Data Structure Lower Bounds using Statistical Reasoning

Elad Verbin (Tsinghua University)

In this talk I will describe a new technique for proving data structure lower bounds based on statistical reasoning. I will present it in the context of new (as in submitted-3-days-ago new) lower bounds for dynamic membership in the external memory model; the general technique, however, might (and should!) have further applications.

The external memory model is just like the cell probe model, except that it has a free-to-access cache of size m, and the cell size is typically w=polylog(n). The cell-probe model for data structures counts only cell-accesses, so computation is free. One of the most interesting features of the external memory model is that it allows to achieve sub-constant update time by writing multiple items to the cache, and then writing them to memory at the same time (just like what is done in paging). This is called *buffering*. There is a data structure called the buffer tree, which achieves update time roughly O(log^2(n)/b) and query time O(logn); it works for multiple problems, among them membership, predecessor search, rank select, 1-d range counting, etc. . For b=log^9(n), for example, the update time here is subconstant.

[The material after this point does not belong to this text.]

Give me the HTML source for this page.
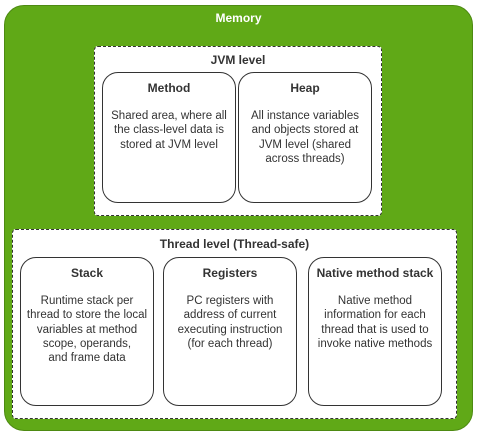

We prove that if one wants to keep the update time less than 1, it is impossible to reduce the query time to less than logarithmic. Thus one has a choice between two sides of a dichotomy: either buffer very well but take at least logarithmic query time, or use the old data structures from the RAM model who do not buffer at all, and have a shot at sublogarithmic query time. More specifically, We prove that for membership data structures, in order to get update time 0.999 (or any constant < 1), the query time has to be at least logarithmic. This is a *threshold phenomenon for data structures*, since when the update time is allowed to be 1+o(1), then a bit vector or hash table give query time O(1).

The proof of our lower bound is based on statistical reasoning, and in particular on a new combinatorial lemma called the Lemma Of Surprising Intersections (LOSI) The LOSI allows us to use a proof methodology where we first analyze the intersection structure of the positive queries by using encoding arguments, and then use statistical arguments to deduce properties of the intersection structure of *all* queries, even the negative ones. All other data structure arguments that we know cannot argue anything about the negative queries, since the structure of such queries cannot be understood by conventional arguments.

This is joint work with Qin Zhang from HKUST